Context:
I have a df like this:
| title | text |
|---|---|
| Donald Trump Sends Out $15B | Donald Trump just couldn't wish all Americans |
| Drunk Bragging Trump Staffer Started | House Intelligence Committee Chairman Devin |
| ... | ... |
Both title and text are of object datatype
I am trying to run the following code:
for i in range (0, len(msg)):
review = re.sub('[^a-zA-Z]',' ', df['title'][i])
review = review.lower()
review = review.split()
review = [ps.stem(word) for word in review if not word in stopwords.words('english')]
review = ' '.join(review)
corpus.append(review)
Error:
However, I am getting the following error on re.sub line:
TypeError: expected string or bytes-like object
I referred to this question. But no progress. I am still getting same error.
Desired output:
>code: corpus[0:1]
>Result: [['donald trump send b'], ['drink brag trump staffer start']]
What I tried?
I tried all the possibilities from the above SO link.
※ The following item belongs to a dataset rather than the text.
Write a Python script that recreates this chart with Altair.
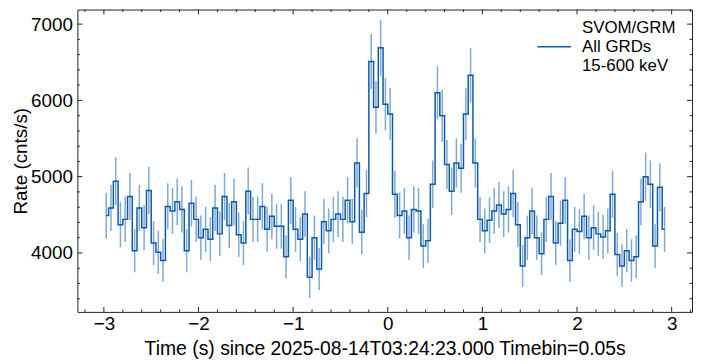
import altair as alt
import pandas as pd

# ---- data (rate in cnts/s, 0.05 s bins) ----
bin_width = 0.05
t_start = -2.975          # centre of first bin
rates = [
    4490, 4590, 4940, 4370, 4440, 4740, 4030, 4590, 4330, 4820,
    4130, 4010, 3900, 4610, 4550, 4670, 4570, 4030, 4650, 4440,
    4200, 4310, 4180, 4590, 4250, 4740, 4360, 4670, 4240, 4130,
    4810, 4440, 4440, 4610, 4310, 4480, 4350, 4350, 3950, 4690,
    4310, 4180, 4510, 3680, 4200, 3790, 4410, 4290, 4440, 4510,
    4440, 4690, 4410, 5180, 4270, 4780, 6510, 5910, 6690, 5950,
    5820, 4770, 4490, 4550, 4200, 4570, 4550, 4090, 4160, 4900,
    6100, 5800, 5160, 4810, 5180, 5110, 5820, 6330, 5180, 4440,
    4290, 4430, 4550, 4630, 4510, 4570, 4780, 4370, 3830, 4200,
    4550, 4200, 3990, 4440, 4740, 4130, 4390, 4690, 3900, 4310,
    4280, 4480, 4200, 4330, 4250, 4210, 4290, 4770, 3980, 3830,
    4030, 3900, 3950, 4670, 5000, 4900, 4090, 4860, 4310,
]
errors = [
    300, 303, 314, 296, 298, 308, 284, 303, 294, 310,
    287, 283, 279, 304, 302, 306, 302, 284, 305, 298,
    290, 294, 289, 303, 292, 308, 295, 306, 291, 287,
    310, 298, 298, 304, 294, 299, 295, 295, 281, 306,
    294, 289, 300, 271, 290, 275, 297, 293, 298, 300,
    298, 306, 297, 322, 292, 309, 361, 344, 366, 345,
    341, 309, 300, 302, 290, 302, 302, 286, 288, 313,
    349, 341, 321, 310, 322, 320, 341, 356, 322, 298,
    293, 298, 302, 304, 300, 302, 309, 296, 277, 290,
    302, 290, 282, 298, 308, 287, 296, 306, 279, 294,
    293, 299, 290, 294, 292, 290, 293, 309, 282, 277,
    284, 279, 281, 306, 316, 313, 286, 312, 294,
]
series_label = "SVOM/GRM|All GRDs|15-600 keV"

x_major = [-3, -2, -1, 0, 1, 2, 3]
x_minor = [-3.2, -2.8, -2.6, -2.4, -2.2, -1.8, -1.6, -1.4, -1.2, -0.8, -0.6,
           -0.4, -0.2, 0.2, 0.4, 0.6, 0.8, 1.2, 1.4, 1.6, 1.8, 2.2, 2.4,
           2.6, 2.8, 3.2]
y_major = [4000, 5000, 6000, 7000]
y_minor = [3400, 3600, 3800, 4200, 4400, 4600, 4800, 5200, 5400, 5600, 5800,
           6200, 6400, 6600, 6800]

x_domain = [-3.28, 3.215]
y_domain = [3227, 7191]

LINE = "#0c5aa6"
ERR = "#7ea8d6"
FONT = "Liberation Sans"
W, H = 620, 305

times = [round(t_start + i * bin_width, 3) for i in range(len(rates))]
df = pd.DataFrame({"t": times, "rate": rates, "err": errors})
df["lo"] = df["rate"] - df["err"]
df["hi"] = df["rate"] + df["err"]
df["series"] = series_label

xs = alt.Scale(domain=x_domain, nice=False, zero=False)
ys = alt.Scale(domain=y_domain, nice=False, zero=False)

xaxis = alt.Axis(values=x_major, format="d",
                 title="Time (s) since 2025-08-14T03:24:23.000 Timebin=0.05s",
                 labelPadding=3, titlePadding=6, titleFontSize=19.5)
yaxis = alt.Axis(values=y_major, format="d", title="Rate (cnts/s)",
                 labelPadding=5, titlePadding=0)

base = alt.Chart(df)

errbars = base.mark_rule(color=ERR, strokeWidth=1.5).encode(
    x=alt.X("t:Q", scale=xs, axis=xaxis),
    y=alt.Y("lo:Q", scale=ys, axis=yaxis),
    y2="hi:Q",
)

line = base.mark_line(interpolate="step", strokeWidth=1.5).encode(
    x=alt.X("t:Q", scale=xs),
    y=alt.Y("rate:Q", scale=ys),
    color=alt.Color("series:N", scale=alt.Scale(range=[LINE]),
                    legend=alt.Legend(title=None, orient="none", legendX=463, legendY=1,
                                      symbolType="M-1,1.1H1", symbolSize=1150,
                                      symbolStrokeWidth=1.5, symbolFillColor="transparent",
                                      labelFontSize=17,
                                      labelFont=FONT, labelColor="black",
                                      labelOffset=10, labelLimit=300, padding=0,
                                      labelExpr="split(datum.label, '|')")),
)

def xticks(vals, length):
    d = pd.DataFrame({"v": vals})
    bot = alt.Chart(d).mark_rule(color="#222", strokeWidth=1).encode(
        x=alt.X("v:Q", scale=xs), y=alt.value(H), y2=alt.value(H - length))
    top = alt.Chart(d).mark_rule(color="#222", strokeWidth=1).encode(
        x=alt.X("v:Q", scale=xs), y=alt.value(0), y2=alt.value(length))
    return [bot, top]

def yticks(vals, length):
    d = pd.DataFrame({"v": vals})
    left = alt.Chart(d).mark_rule(color="#222", strokeWidth=1).encode(
        y=alt.Y("v:Q", scale=ys), x=alt.value(0), x2=alt.value(length))
    right = alt.Chart(d).mark_rule(color="#222", strokeWidth=1).encode(
        y=alt.Y("v:Q", scale=ys), x=alt.value(W), x2=alt.value(W - length))
    return [left, right]

layers = [errbars, line] + xticks(x_major, 5) + xticks(x_minor, 2.5) \
    + yticks(y_major, 5) + yticks(y_minor, 2.5)

chart = alt.layer(*layers).properties(
    width=W, height=H,
    autosize=alt.AutoSizeParams(type="none"),
    padding={"left": 70, "top": 0, "right": 2, "bottom": 51},
    background="white",
).configure_view(
    stroke="#222", strokeWidth=1
).configure_axis(
    domain=False, ticks=False, grid=False,
    labelFont=FONT, labelFontSize=19, labelColor="black",
    titleFont=FONT, titleFontSize=19, titleFontWeight="normal", titleColor="black",
)

chart.save("out.html", embed_options={"renderer": "svg", "actions": False})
Also, tried changing the datatype of column by df['title'] = df['title'].astype('string'). Getting same error :(
Additional info:
- If I use different code to replace non-alphabets and try to run, I am getting
AttributeError: 'Series' object has no attribute 'lower'error inlower()line - I have a different df in different notebook. This code works perfect (object being datatype)
Any help would be appreciated!